Mums get it in the neck. Sometimes they just can’t win. Debate is raging around Marissa Mayer, Yahoo’s CEO, and her assertion that she’ll only be taking a few weeks of maternity leave and plans to pretty much work through it. Naive? Yes. (A newborn is bloody hard work.) But with lots of cash to throw at the situation? Well, yes, maybe it is possible to resume your career the day the baby and mother are booted out of the private hospital followed by a gaggle of muslin-clutching nannies ready to mop up every posset. Three cheers for the woman with a successful career! Hooray for the woman who’s having a baby! But a woman trying to have a career and a baby at the same time? Boo hiss!

Marissa Mayer is an amazing example of what a woman can achieve in business. What? Even wearing heels and lipstick? Well, yes. Patronising as it may sound to mark her out as something extraordinary, that – unfortunately – is the world we live in. Women at Ms Mayer’s level are still an exception rather than a rule. It’s still odd. It is even more odd – as the debate around her comments would suggest – that a woman could choose to have a baby and choose to continue her career at the expense of the precious time that not being at work allows a mother and her child.

Yet if you’ve already made sacrifices and worked flipping hard why would you want to give up any elements of what you’ve achieved? You’re still a mother regardless. Your child still needs you and in amongst the conference calls and PDA tapping you’ll make sure you meet that need. Many women don’t get the chance to spend a long maternity leave with their child and for reasons very different to Marissa Mayer’s. She may not need to go back to work for the money but plenty of women do and need to do so quick smartish – a sad reality, like it or not, of a world driven by filthy lucre.

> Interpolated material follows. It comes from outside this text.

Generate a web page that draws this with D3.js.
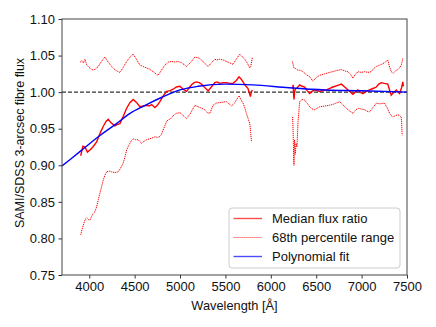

A woman shouldn’t have to choose a career over parenthood (or vice versa). The midwife doesn’t send you out of the hospital with a placard saying “I’m a Mother and I aspire to nothing but burping my baby”.  Equally, if/when you do return to work you don’t wear a badge saying “Opting out – I’m just here for nappy money”. But  in a society where women are still the primary carers for children, making sacrifices (intentionally or otherwise) is inevitable. Even when you attempt to strike a work/life balance it can, speaking from experience, feel like you’re failing at both. Should you be able to have your cake and eat it? Of course, but for most ordinary women it isn’t possible to be Superwoman – and let’s face it Marissa Mayer isn’t ‘ordinary’.

Marissa Mayer would probably love to take a year off if she knew for sure that things wouldn’t move on without her and set back her achievements. Bringing up a child alongside the pressures of her career will be another achievement that she can be proud of. To me she doesn’t sound like a woman who would do things by halves.